The most popular models for count data rely on the Poisson distribution, which is a foundational probability model for the number of events occurring in a fixed time interval. But the Poisson distribution faces practical limitations and encounters difficulties with datasets that feature a large proportion of zeros or a sizable difference between the mean and the variance. Yet these features are common in many fields, including epidemiology, ecology and insurance, so prediction and modeling remains a significant challenge.

Kowal published “Simultaneous transformation and rounding (STAR) models for integer-valued data” in the Electronic Journal of Statistics. His co-author is Antonio Canale, associate professor of STAT at the University of Padua, Italy.

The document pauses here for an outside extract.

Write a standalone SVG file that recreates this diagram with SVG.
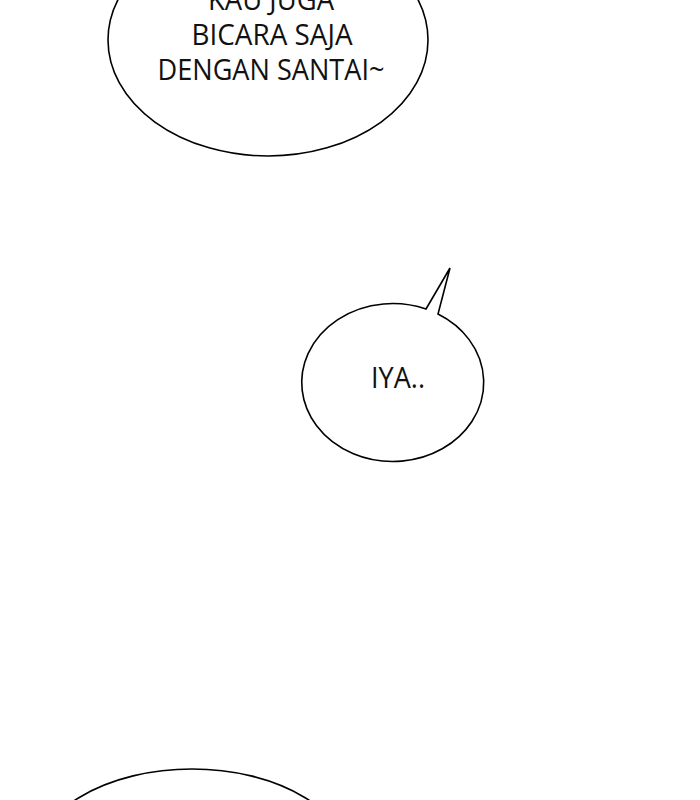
<svg xmlns="http://www.w3.org/2000/svg" width="700" height="800" viewBox="0 0 700 800">
<style>
.b{fill:#fff;stroke:#000;stroke-width:1.6}
.t{font-family:"Open Sans","Liberation Sans",sans-serif;font-size:29px;fill:#111;text-anchor:middle}
</style>
<rect width="700" height="800" fill="#fff"/>
<g id="bubble-top">
<ellipse class="b" cx="268" cy="40" rx="160" ry="116"/>
<text class="t" x="271" y="10" textLength="126" lengthAdjust="spacingAndGlyphs">KAU JUGA</text>
<text class="t" x="272" y="45" textLength="161" lengthAdjust="spacingAndGlyphs">BICARA SAJA</text>
<text class="t" x="271" y="80" textLength="227" lengthAdjust="spacingAndGlyphs">DENGAN SANTAI~</text>
</g>
<g id="bubble-mid">
<path class="b" d="M426,309 L450,268 L438,314 A91,79 0 1 1 426,309 Z"/>
<text class="t" x="398" y="388" textLength="54" lengthAdjust="spacingAndGlyphs">IYA..</text>
</g>
<g id="bubble-bottom">
<ellipse class="b" cx="192" cy="867" rx="160" ry="98"/>
</g>
</svg>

Brian King, a third-year graduate student in STAT, has applied STAR techniques to a data set consisting of the 311 calls received by the City of Houston from late 2011 to mid-2018. 311 is the number residents can use to report non-emergency activities. King focused on calls reporting illegal trash dumping, relying on data obtained through the Kinder Institute’s Urban Data Platform.

“The data have both a temporal and spatial component, so a choice of aggregation was necessary. We showed daily and monthly count aggregation divided into city council districts. We tested our method on the city-wide monthly counts, but in the future we hope to work on finer spatial and temporal resolutions,” King said.

Also working with Kowal on the project are Gabriel Dilly, a visiting student at Rice last year, now at Instituto Militar de Engenharia in Brazil; Ryan Quach, a senior computer science and STAT major at Rice; and Bohan Wu, a Rice junior in STAT and mathematics.

“The bigger goal coming out of this work is more coherent statistical modeling,” said Kowal, who earned his M.S. and Ph.D. in STAT from Cornell University in 2015 and 2017, respectively, and joined the Rice faculty in 2017. “Statistical models should reflect reality to the best of our abilities. We’re trying to make that happen for integer-valued data.”